The Labour front bench’s failure to oppose the bill meant that its passage was marked by various wings of the Tory Party trying to outflank each other on who could look toughest on migrants. Backbench Tories wanted us to do what Switzerland has just done in a referendum: abandon freedom of movement. It’s a populist and ultimately disastrous move, which the Conservatives and other right wing European governments support as part of a plan to dump all the workers’ rights and protections that Europe offers. They want a Europe where capital has free movement - and nothing else. This is a potential disaster for the 2.3 million British citizens now living in Europe and everyone else who is entitled to these rights.
Worse, Labour’s failure to challenge the elite consensus has allowed the right-wing media to go overboard on the nastiest kind of racial politics. Even a government minister accused the Daily Mail of running “absurd” and “entirely untrue” stories about Romanian and Bulgarian immigrants.
Conservative Party’s election strategist Lynton Crosby wants his party to begin producing ‘a new policy to curb immigrants and benefits’ every week. Cameron’s latest wheeze is to call for non-English speakers to be refused benefits. Meanwhile, UKIP is calling for a Muslim code of conduct and BNP splinter group, Britain First, has begun ‘Christian patrols’ of Whitechapel. Labour’s silence in the face of the growing climate of hostility to migrants is deafening.
A hostile environment for migrants is a declared aim of Tory policy. It appears to be working - among international students, for example, who contribute £7.9 billion to the UK economy each year, but who are now turning elsewhere to find an education. A new survey found 50% said they no longer feel welcome in the UK.
A recent report from the University of Sunderland has found that thousands of asylum seekers in the UK are living in long-term destitution. The authors argue that this could be tackled initially by allowing asylum seekers who are waiting to have their case decided to have the right to work.
The Home Office, meanwhile, will not be changing its approach, with or without Mark Harper. Recent leaked documents reveal “shockingly degrading” lines of questioning during interviews of gay and lesbian asylum seekers, despite clear guidance that such an approach is unacceptable.

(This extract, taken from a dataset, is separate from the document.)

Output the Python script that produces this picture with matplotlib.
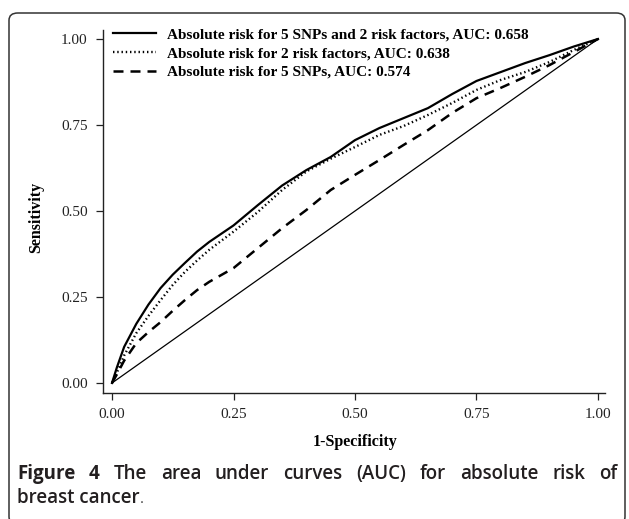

Labour should be standing up for solidarity against hostility and highlight, praise and learn from the excellent work done by many local, mostly Labour, councils in supporting new communities to integrate, participate and contribute, in spite of the cuts to their resources. The front bench should pledge to reinstate that funding and take action against exploitative landlords and employers - not give them new ways to harass and discriminate against their workers and tenants.
We should celebrate the growing diversity of the UK, with “mixed race” the fastest growing “ethnic group”, proving that the young and the working class know how to integrate in practice. And we should mobilise the young, the migrants and the communities struggling to survive to get out and vote and organise. But for that Labour has to offer some hope.